A longtime leader of the Survivors Network of those Abused by Priests, an advocacy group that has for decades publicized allegations of sexual abuse by priests, left the organization at the end of 2016, according to a statement issued Tuesday by SNAP’s chairman.

The announcement that David Clohessy no longer is SNAP’s national director comes just days after a former SNAP staffer filed a lawsuit in Cook County, claiming the Chicago-based organization steered clergy sex abuse victims to lawyers who in turn sued the Catholic Church and then donated large sums back to SNAP.

In the lawsuit, former SNAP fundraiser Gretchen Rachel Hammond claims she saw emails from Clohessy to “prominent” lawyers in several states coordinating press events and in at least one case directly asking when SNAP could expect a donation after referring a victim. Hammond said she was fired from her job as development director for SNAP after she expressed qualms about the group’s ties to lawyers, who provided donations that in most years accounted for 50 to 80 percent of the group’s funding.

Clohessy “voluntarily resigned” from SNAP “effective Dec. 31,” according to a two-paragraph email from SNAP Board Chairwoman Mary Ellen Kruger. According to his profile on the SNAP website, Clohessy had served as the group’s national director since 1991.

“We are eternally grateful for David’s dedication to SNAP and its mission over the past almost thirty years,” Kruger wrote.

“His passion, his voice, and his kindness have touched us all. We will miss David and we wish him much happiness. David will always be a friend and an inspiration to SNAP and its many dedicated and hardworking volunteers.”

Clohessy, who lives in St. Louis, did not immediately return calls from the Chicago Sun-Times on Tuesday. Neither did SNAP President Barbara Blaine nor spokeswoman Barbara Dorris.

In an interview with the St. Louis Post-Dispatch on Monday, Clohessy said he had quit SNAP five weeks ago and that the lawsuit had nothing to do with his decision to leave.

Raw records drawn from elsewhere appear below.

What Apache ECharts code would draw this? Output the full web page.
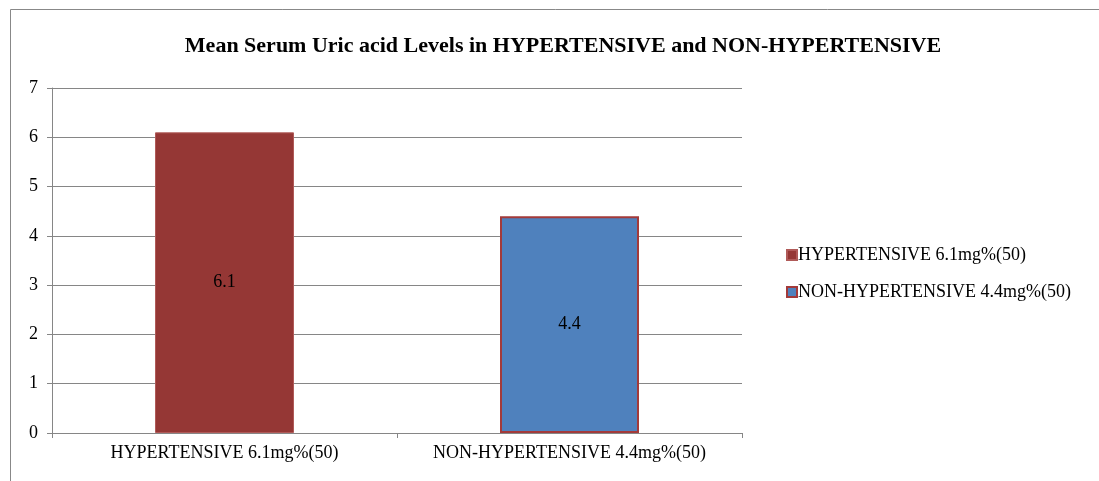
<!DOCTYPE html>
<html><head><meta charset="utf-8">
<script src="https://cdn.jsdelivr.net/npm/echarts@6/dist/echarts.min.js"></script>
<style>html,body{margin:0;padding:0;background:#fff}#c{width:1099px;height:481px}</style>
</head><body><div id="c"></div>
<script>
var categories = ['HYPERTENSIVE 6.1mg%(50)', 'NON-HYPERTENSIVE 4.4mg%(50)'];
var hyperValues = [6.1, '-'];
var nonHyperValues = ['-', 4.4];
var yTicks = [0, 1, 2, 3, 4, 5, 6, 7];
var FONT = '"Liberation Serif", "Times New Roman", serif';
var chart = echarts.init(document.getElementById('c'));
chart.setOption({
  animation: false,
  backgroundColor: '#fff',
  graphic: [{type: 'rect', shape: {x: 10.5, y: 9.5, width: 1200, height: 600}, style: {fill: 'none', stroke: '#888', lineWidth: 1}, silent: true}],
  title: {text: 'Mean Serum Uric acid Levels in HYPERTENSIVE and NON-HYPERTENSIVE', left: 558, textAlign: 'center', top: 30,
    textStyle: {fontFamily: FONT, fontSize: 22, fontWeight: 'bold', color: '#000'}},
  grid: {left: 52, right: 357, top: 88, bottom: 48, containLabel: false},
  legend: {orient: 'vertical', left: 781, top: 241, itemWidth: 10, itemHeight: 10, itemGap: 19, icon: 'rect',
    textStyle: {fontFamily: FONT, fontSize: 18, color: '#000', padding: [0, 0, 0, -4]}, data: categories},
  xAxis: {type: 'category', data: categories,
    axisLine: {lineStyle: {color: '#868686'}},
    axisTick: {show: true, length: 5, lineStyle: {color: '#868686'}},
    axisLabel: {fontFamily: FONT, fontSize: 18, color: '#000', margin: 11, interval: 0, hideOverlap: false}},
  yAxis: {type: 'value', min: 0, max: 7, interval: 1,
    axisLine: {show: true, lineStyle: {color: '#868686'}},
    axisTick: {show: true, length: 5, lineStyle: {color: '#868686'}},
    splitLine: {lineStyle: {color: '#868686'}},
    axisLabel: {fontFamily: FONT, fontSize: 18, color: '#000', margin: 14,
      formatter: function(v){ return yTicks.indexOf(v) >= 0 ? String(v) : ''; }}},
  series: [
    {name: categories[0], type: 'bar', data: hyperValues, barWidth: 139, barGap: '-100%',
      itemStyle: {color: '#953735', borderColor: '#b05a58', borderWidth: 1},
      label: {show: true, position: 'inside', fontFamily: FONT, fontSize: 18, color: '#000'}},
    {name: categories[1], type: 'bar', data: nonHyperValues, barWidth: 139, barGap: '-100%',
      itemStyle: {color: '#4f81bd', borderColor: '#a33a3a', borderWidth: 2},
      label: {show: true, position: 'inside', fontFamily: FONT, fontSize: 18, color: '#000'}}
  ]
});
</script></body></html>
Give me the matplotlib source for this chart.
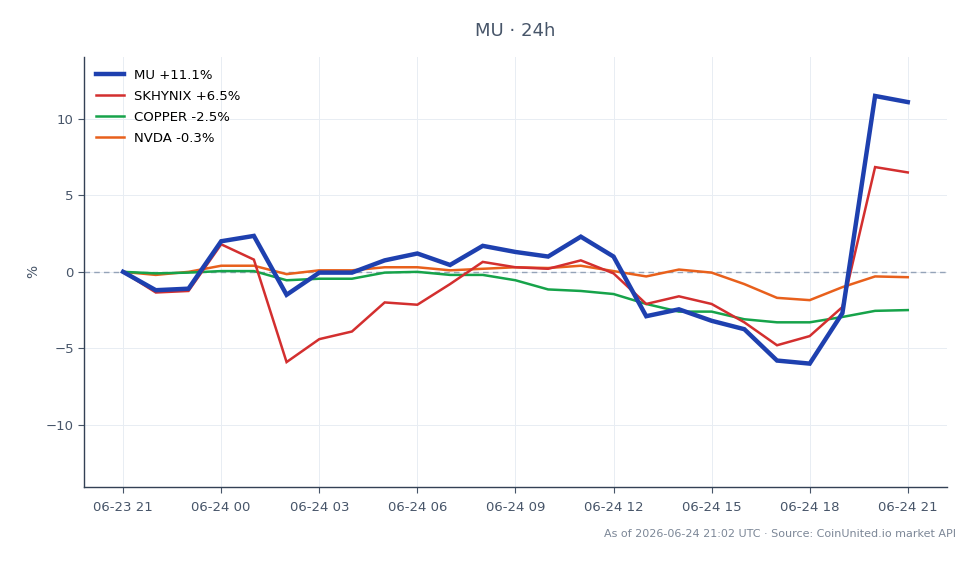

“I’m just ready for something different,” he told the Post-Dispatch. “It was almost 30 years. I’ve read a lot about nonprofits and organizational development. It’s clear that some new blood helps.”

Tax records indicate Clohessy was one of two full-time SNAP employees, and was paid around $86,000 for his duties as national director. Kruger’s statement did not indicate whether Clohessy also had resigned from his seat on the group’s board of directors.